• REQUEST
Beginning with the first line, set down every line through the one containing "($(#2)!#4!90:(#3)$) -- ($(ba-base)!#4!-90:(#2)$)", exactly as it appears, but not the pictures.

• RAW DATA
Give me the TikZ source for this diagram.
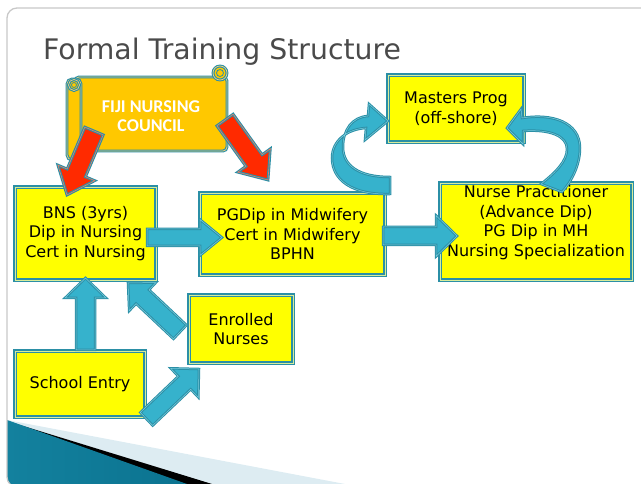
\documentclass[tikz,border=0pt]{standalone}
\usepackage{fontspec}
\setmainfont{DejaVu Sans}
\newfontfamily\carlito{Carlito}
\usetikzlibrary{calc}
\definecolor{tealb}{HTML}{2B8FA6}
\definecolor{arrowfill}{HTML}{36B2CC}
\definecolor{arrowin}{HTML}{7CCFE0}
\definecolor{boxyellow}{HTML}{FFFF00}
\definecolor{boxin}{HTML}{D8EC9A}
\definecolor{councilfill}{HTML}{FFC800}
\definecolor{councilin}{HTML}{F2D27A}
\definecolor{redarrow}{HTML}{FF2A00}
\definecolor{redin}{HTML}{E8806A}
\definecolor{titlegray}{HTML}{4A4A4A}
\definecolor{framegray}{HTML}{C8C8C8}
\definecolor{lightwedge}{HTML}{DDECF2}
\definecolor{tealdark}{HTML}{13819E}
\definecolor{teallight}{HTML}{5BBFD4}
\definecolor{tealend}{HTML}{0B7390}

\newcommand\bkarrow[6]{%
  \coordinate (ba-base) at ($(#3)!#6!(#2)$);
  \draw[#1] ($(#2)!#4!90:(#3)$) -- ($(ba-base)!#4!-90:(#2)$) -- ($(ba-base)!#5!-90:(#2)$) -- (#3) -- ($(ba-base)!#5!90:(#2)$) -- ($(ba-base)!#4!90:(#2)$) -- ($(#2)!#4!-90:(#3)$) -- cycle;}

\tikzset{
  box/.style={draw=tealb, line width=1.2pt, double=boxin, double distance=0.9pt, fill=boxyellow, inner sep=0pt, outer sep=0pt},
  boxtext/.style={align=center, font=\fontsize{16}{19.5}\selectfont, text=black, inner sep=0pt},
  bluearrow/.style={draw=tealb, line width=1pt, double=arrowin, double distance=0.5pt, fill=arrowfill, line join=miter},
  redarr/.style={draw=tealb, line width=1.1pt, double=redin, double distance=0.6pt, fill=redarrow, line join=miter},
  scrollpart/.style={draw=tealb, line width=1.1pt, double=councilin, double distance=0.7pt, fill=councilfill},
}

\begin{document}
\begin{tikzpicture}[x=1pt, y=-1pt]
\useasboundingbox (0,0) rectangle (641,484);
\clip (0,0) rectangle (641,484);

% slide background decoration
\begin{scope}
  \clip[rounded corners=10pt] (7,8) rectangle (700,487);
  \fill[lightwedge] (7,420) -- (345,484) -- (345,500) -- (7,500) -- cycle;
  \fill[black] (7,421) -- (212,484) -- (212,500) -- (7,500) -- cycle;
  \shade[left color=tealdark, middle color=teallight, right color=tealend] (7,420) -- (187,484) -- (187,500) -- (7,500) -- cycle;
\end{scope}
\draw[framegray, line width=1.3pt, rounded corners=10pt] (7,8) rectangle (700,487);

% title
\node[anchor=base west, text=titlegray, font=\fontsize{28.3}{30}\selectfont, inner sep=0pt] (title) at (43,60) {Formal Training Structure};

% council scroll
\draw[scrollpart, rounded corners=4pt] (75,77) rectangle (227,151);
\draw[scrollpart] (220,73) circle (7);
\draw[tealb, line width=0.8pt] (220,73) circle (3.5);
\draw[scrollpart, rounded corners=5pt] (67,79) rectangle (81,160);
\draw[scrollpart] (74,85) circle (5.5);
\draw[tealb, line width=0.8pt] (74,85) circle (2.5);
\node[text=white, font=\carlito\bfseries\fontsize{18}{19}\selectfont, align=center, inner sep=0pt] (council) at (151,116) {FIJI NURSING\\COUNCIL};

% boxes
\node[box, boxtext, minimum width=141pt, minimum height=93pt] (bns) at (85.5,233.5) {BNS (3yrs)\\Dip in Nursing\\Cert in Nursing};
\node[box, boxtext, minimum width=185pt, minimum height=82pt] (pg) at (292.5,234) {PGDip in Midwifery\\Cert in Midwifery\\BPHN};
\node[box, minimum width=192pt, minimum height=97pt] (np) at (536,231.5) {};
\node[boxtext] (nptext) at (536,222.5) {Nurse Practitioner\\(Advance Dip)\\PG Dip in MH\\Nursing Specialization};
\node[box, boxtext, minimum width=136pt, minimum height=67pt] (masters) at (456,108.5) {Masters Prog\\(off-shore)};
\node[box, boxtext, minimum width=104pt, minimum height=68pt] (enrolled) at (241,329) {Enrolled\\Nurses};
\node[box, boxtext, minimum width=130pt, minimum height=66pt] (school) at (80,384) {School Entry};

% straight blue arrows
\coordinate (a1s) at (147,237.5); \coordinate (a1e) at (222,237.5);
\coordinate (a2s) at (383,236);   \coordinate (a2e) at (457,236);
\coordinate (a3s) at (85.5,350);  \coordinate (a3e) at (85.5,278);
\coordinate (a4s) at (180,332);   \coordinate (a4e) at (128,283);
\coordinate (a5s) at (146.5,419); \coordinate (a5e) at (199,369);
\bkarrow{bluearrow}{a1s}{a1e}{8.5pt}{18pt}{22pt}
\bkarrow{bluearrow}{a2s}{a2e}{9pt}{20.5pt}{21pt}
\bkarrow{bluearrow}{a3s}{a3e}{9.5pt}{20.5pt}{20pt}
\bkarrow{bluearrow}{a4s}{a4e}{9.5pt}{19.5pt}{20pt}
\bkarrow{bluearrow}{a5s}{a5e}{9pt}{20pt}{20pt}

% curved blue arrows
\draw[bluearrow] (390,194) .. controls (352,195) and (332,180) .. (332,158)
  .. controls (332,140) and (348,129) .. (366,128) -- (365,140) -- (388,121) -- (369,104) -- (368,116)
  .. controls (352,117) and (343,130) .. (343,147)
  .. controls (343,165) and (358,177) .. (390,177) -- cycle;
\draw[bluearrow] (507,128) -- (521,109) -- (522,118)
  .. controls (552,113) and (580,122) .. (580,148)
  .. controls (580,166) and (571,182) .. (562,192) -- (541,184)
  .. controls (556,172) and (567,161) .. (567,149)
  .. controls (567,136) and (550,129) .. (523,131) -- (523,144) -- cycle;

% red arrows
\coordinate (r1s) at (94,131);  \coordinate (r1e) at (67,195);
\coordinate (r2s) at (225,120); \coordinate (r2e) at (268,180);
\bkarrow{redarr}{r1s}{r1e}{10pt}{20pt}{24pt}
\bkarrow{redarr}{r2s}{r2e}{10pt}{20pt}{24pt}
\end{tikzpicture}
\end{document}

• RESULT
Give me the TikZ source for this diagram.
\documentclass[tikz,border=0pt]{standalone}
\usepackage{fontspec}
\setmainfont{DejaVu Sans}
\newfontfamily\carlito{Carlito}
\usetikzlibrary{calc}
\definecolor{tealb}{HTML}{2B8FA6}
\definecolor{arrowfill}{HTML}{36B2CC}
\definecolor{arrowin}{HTML}{7CCFE0}
\definecolor{boxyellow}{HTML}{FFFF00}
\definecolor{boxin}{HTML}{D8EC9A}
\definecolor{councilfill}{HTML}{FFC800}
\definecolor{councilin}{HTML}{F2D27A}
\definecolor{redarrow}{HTML}{FF2A00}
\definecolor{redin}{HTML}{E8806A}
\definecolor{titlegray}{HTML}{4A4A4A}
\definecolor{framegray}{HTML}{C8C8C8}
\definecolor{lightwedge}{HTML}{DDECF2}
\definecolor{tealdark}{HTML}{13819E}
\definecolor{teallight}{HTML}{5BBFD4}
\definecolor{tealend}{HTML}{0B7390}

\newcommand\bkarrow[6]{%
  \coordinate (ba-base) at ($(#3)!#6!(#2)$);
  \draw[#1] ($(#2)!#4!90:(#3)$) -- ($(ba-base)!#4!-90:(#2)$) -- ($(ba-base)!#5!-90:(#2)$) -- (#3) -- ($(ba-base)!#5!90:(#2)$) -- ($(ba-base)!#4!90:(#2)$) -- ($(#2)!#4!-90:(#3)$) -- cycle;}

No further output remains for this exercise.